Determine the standard error (SE) of the metric difference.
Calculate the CI as mean difference ± 1.96 × SE.
Interpret the CI: if it does not include zero, the difference is statistically significant at the 5% level.

Use statistical software libraries such as scipy.stats in Python or R’s stats package to automate these calculations, reducing human error and increasing reproducibility.

3. Correct for Multiple Comparisons

Expert Tip: When running multiple tests simultaneously, the chance of false positives increases. Use correction methods like the Bonferroni correction (divide your significance threshold by the number of tests) or the False Discovery Rate (FDR) approach to control for this.

For example, if testing five different UI variants, instead of considering p < 0.05 as significant, apply p < 0.01 (Bonferroni) or adjust p-values with FDR procedures. This ensures you are not chasing spurious results.

Implementing Advanced Segmentation and User Cohort Analysis

Segmentation allows you to uncover hidden patterns and tailor UI optimizations to specific user groups. Here are detailed steps to implement and leverage segmentation effectively:

1. Define Segmentation Variables

Variable	Example
Behavioral	Frequency of visits, feature usage
Demographics	Age, gender, location
Device Type	Mobile, desktop, tablet
Traffic Source	Organic search, paid ads, referral

2. Implement Tracking and Data Collection

Use event tracking libraries (e.g., Google Tag Manager, Segment) to capture segmentation variables at the user/session level.
Ensure user IDs are consistent across sessions to accurately attribute behavioral changes over time.
Store segmentation data alongside experiment metrics in your database or analytics platform.

3. Analyze Segmented Data

Use statistical tests within each segment to determine if UI changes perform differently. For example:

Run t-tests comparing click-through rates within the mobile user segment versus desktop users.
Apply cohort analysis to see how UI changes impact new versus returning users over time.
Visualize segment-specific metrics with stratified bar charts or line graphs for quick insights.

Pro Tip: Segment your data before any statistical testing to avoid aggregation bias. This reveals hidden opportunities and prevents blanket assumptions that may mask segment-specific effects.

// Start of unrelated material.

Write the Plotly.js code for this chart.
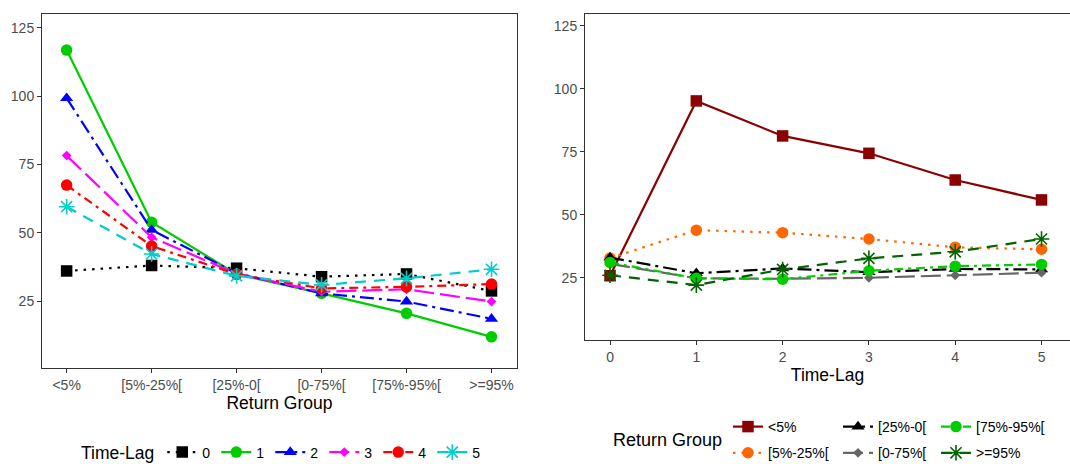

Practical Techniques for Iterative Optimization Based on Data

Optimization is an ongoing process. Advanced practitioners leverage sequential testing, multi-variate experiments, and Bayesian methods for faster, more reliable insights. Here’s how:

1. Conduct Sequential Testing

Implement sequential analysis frameworks: Use tools like the Sequential Probability Ratio Test (SPRT) to evaluate data as it arrives, allowing early stopping when results are conclusive.
Practical step: Set up real-time dashboards that monitor cumulative p-values and confidence bounds, with predefined thresholds for decision-making.

2. Multi-Variate Testing

Design factorial experiments: Combine multiple UI elements (e.g., color and placement) into a single test to understand interaction effects.
Implementation: Use platforms like Optimizely or VWO that support multi-variate testing, and analyze interaction terms with regression models.

3. Bayesian Methods for Real-Time Decisions

Expert Tip: Bayesian models update probabilities as new data arrives, enabling continuous decision-making without fixed sample sizes. Tools like PyMC3 or Stan facilitate this approach.

For example, use Bayesian A/B testing to determine the probability that a variant is better than control at any moment, and set thresholds (e.g., 95%) for deploying changes.

Avoiding Common Pitfalls and Ensuring Reliable Results

1. Prevent Biases from Traffic Fluctuations

Use traffic splitting techniques: Randomly assign users into variants using cryptographically secure randomization methods to prevent allocation bias.
Monitor external factors: Track seasonal effects, marketing campaigns, or site outages that may skew data during testing periods.

2. Manage Sample Size and Duration

Calculate required sample size: Use power analysis formulas considering baseline conversion rates, expected lift, α, and β errors.
Set minimum duration: Run tests for at least one business cycle (e.g., a week) to account for user behavior variability.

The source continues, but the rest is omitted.